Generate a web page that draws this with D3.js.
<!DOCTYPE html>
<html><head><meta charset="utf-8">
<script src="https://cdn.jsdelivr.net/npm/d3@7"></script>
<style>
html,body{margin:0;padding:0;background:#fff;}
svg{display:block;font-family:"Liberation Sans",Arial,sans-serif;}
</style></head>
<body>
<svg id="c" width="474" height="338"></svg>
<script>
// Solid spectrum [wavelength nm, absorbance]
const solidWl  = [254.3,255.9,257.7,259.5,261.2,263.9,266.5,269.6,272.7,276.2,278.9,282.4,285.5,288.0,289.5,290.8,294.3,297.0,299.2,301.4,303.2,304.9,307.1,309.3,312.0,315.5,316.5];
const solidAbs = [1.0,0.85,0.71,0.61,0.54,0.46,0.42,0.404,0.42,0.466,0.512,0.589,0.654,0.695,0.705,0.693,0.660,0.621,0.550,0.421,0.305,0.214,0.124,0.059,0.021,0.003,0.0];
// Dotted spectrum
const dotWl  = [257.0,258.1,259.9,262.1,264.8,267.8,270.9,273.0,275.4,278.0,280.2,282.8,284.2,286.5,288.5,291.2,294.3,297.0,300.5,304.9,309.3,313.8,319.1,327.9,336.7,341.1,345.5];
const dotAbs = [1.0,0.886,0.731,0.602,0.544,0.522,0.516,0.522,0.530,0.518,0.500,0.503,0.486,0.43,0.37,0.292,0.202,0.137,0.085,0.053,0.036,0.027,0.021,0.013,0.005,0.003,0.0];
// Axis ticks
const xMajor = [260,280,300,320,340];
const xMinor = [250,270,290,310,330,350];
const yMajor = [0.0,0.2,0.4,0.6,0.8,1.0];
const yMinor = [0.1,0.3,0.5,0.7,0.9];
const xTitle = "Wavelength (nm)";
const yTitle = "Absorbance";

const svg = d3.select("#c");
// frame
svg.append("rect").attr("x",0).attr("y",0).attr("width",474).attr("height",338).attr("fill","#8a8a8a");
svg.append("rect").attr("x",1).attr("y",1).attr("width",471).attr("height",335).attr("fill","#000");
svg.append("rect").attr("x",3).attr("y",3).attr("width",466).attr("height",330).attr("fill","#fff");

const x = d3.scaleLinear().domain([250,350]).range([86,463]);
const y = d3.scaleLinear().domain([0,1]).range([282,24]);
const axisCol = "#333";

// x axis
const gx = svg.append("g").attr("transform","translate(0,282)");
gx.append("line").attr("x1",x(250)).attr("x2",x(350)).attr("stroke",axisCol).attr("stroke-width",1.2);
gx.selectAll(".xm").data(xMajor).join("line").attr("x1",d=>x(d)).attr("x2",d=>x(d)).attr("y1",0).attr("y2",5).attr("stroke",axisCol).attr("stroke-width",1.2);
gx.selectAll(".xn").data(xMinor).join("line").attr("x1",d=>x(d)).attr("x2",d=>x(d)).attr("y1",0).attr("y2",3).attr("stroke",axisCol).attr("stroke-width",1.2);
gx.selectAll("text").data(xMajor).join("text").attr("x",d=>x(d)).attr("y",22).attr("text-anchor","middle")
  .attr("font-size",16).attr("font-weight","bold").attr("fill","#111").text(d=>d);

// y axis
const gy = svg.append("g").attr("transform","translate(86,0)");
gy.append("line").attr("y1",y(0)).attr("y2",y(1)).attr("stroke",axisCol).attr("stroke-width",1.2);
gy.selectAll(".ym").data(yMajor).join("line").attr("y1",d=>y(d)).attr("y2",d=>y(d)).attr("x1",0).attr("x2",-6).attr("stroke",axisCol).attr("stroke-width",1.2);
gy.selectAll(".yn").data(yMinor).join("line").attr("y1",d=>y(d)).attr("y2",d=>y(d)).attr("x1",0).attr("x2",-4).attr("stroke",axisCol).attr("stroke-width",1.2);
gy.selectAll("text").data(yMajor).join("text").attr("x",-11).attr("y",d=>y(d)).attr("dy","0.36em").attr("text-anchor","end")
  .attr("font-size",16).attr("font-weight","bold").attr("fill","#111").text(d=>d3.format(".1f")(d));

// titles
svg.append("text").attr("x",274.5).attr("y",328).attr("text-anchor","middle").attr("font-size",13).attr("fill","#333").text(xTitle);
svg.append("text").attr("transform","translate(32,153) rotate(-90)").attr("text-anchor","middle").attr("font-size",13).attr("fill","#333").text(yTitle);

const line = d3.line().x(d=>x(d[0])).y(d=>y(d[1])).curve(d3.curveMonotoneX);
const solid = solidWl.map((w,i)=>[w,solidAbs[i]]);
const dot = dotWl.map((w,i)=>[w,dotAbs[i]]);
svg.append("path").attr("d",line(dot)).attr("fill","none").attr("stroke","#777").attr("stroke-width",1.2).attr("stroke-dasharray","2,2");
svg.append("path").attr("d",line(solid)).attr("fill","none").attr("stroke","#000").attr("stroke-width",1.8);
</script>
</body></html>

□ □ □ □

Written request:
Each line of the material should be echoed exactly.

Reply to the task:
Generate a web page that draws this with D3.js.
<!DOCTYPE html>
<html><head><meta charset="utf-8">
<script src="https://cdn.jsdelivr.net/npm/d3@7"></script>
<style>
html,body{margin:0;padding:0;background:#fff;}
svg{display:block;font-family:"Liberation Sans",Arial,sans-serif;}
</style></head>
<body>
<svg id="c" width="474" height="338"></svg>
<script>
// Solid spectrum [wavelength nm, absorbance]
const solidWl  = [254.3,255.9,257.7,259.5,261.2,263.9,266.5,269.6,272.7,276.2,278.9,282.4,285.5,288.0,289.5,290.8,294.3,297.0,299.2,301.4,303.2,304.9,307.1,309.3,312.0,315.5,316.5];
const solidAbs = [1.0,0.85,0.71,0.61,0.54,0.46,0.42,0.404,0.42,0.466,0.512,0.589,0.654,0.695,0.705,0.693,0.660,0.621,0.550,0.421,0.305,0.214,0.124,0.059,0.021,0.003,0.0];
// Dotted spectrum
const dotWl  = [257.0,258.1,259.9,262.1,264.8,267.8,270.9,273.0,275.4,278.0,280.2,282.8,284.2,286.5,288.5,291.2,294.3,297.0,300.5,304.9,309.3,313.8,319.1,327.9,336.7,341.1,345.5];
const dotAbs = [1.0,0.886,0.731,0.602,0.544,0.522,0.516,0.522,0.530,0.518,0.500,0.503,0.486,0.43,0.37,0.292,0.202,0.137,0.085,0.053,0.036,0.027,0.021,0.013,0.005,0.003,0.0];
// Axis ticks
const xMajor = [260,280,300,320,340];
const xMinor = [250,270,290,310,330,350];
const yMajor = [0.0,0.2,0.4,0.6,0.8,1.0];
const yMinor = [0.1,0.3,0.5,0.7,0.9];
const xTitle = "Wavelength (nm)";
const yTitle = "Absorbance";

const svg = d3.select("#c");
// frame
svg.append("rect").attr("x",0).attr("y",0).attr("width",474).attr("height",338).attr("fill","#8a8a8a");
svg.append("rect").attr("x",1).attr("y",1).attr("width",471).attr("height",335).attr("fill","#000");
svg.append("rect").attr("x",3).attr("y",3).attr("width",466).attr("height",330).attr("fill","#fff");

const x = d3.scaleLinear().domain([250,350]).range([86,463]);
const y = d3.scaleLinear().domain([0,1]).range([282,24]);
const axisCol = "#333";

// x axis
const gx = svg.append("g").attr("transform","translate(0,282)");
gx.append("line").attr("x1",x(250)).attr("x2",x(350)).attr("stroke",axisCol).attr("stroke-width",1.2);
gx.selectAll(".xm").data(xMajor).join("line").attr("x1",d=>x(d)).attr("x2",d=>x(d)).attr("y1",0).attr("y2",5).attr("stroke",axisCol).attr("stroke-width",1.2);
gx.selectAll(".xn").data(xMinor).join("line").attr("x1",d=>x(d)).attr("x2",d=>x(d)).attr("y1",0).attr("y2",3).attr("stroke",axisCol).attr("stroke-width",1.2);
gx.selectAll("text").data(xMajor).join("text").attr("x",d=>x(d)).attr("y",22).attr("text-anchor","middle")
  .attr("font-size",16).attr("font-weight","bold").attr("fill","#111").text(d=>d);

// y axis
const gy = svg.append("g").attr("transform","translate(86,0)");
gy.append("line").attr("y1",y(0)).attr("y2",y(1)).attr("stroke",axisCol).attr("stroke-width",1.2);
gy.selectAll(".ym").data(yMajor).join("line").attr("y1",d=>y(d)).attr("y2",d=>y(d)).attr("x1",0).attr("x2",-6).attr("stroke",axisCol).attr("stroke-width",1.2);
gy.selectAll(".yn").data(yMinor).join("line").attr("y1",d=>y(d)).attr("y2",d=>y(d)).attr("x1",0).attr("x2",-4).attr("stroke",axisCol).attr("stroke-width",1.2);
gy.selectAll("text").data(yMajor).join("text").attr("x",-11).attr("y",d=>y(d)).attr("dy","0.36em").attr("text-anchor","end")
  .attr("font-size",16).attr("font-weight","bold").attr("fill","#111").text(d=>d3.format(".1f")(d));

// titles
svg.append("text").attr("x",274.5).attr("y",328).attr("text-anchor","middle").attr("font-size",13).attr("fill","#333").text(xTitle);
svg.append("text").attr("transform","translate(32,153) rotate(-90)").attr("text-anchor","middle").attr("font-size",13).attr("fill","#333").text(yTitle);

const line = d3.line().x(d=>x(d[0])).y(d=>y(d[1])).curve(d3.curveMonotoneX);
const solid = solidWl.map((w,i)=>[w,solidAbs[i]]);
const dot = dotWl.map((w,i)=>[w,dotAbs[i]]);
svg.append("path").attr("d",line(dot)).attr("fill","none").attr("stroke","#777").attr("stroke-width",1.2).attr("stroke-dasharray","2,2");
svg.append("path").attr("d",line(solid)).attr("fill","none").attr("stroke","#000").attr("stroke-width",1.8);
</script>
</body></html>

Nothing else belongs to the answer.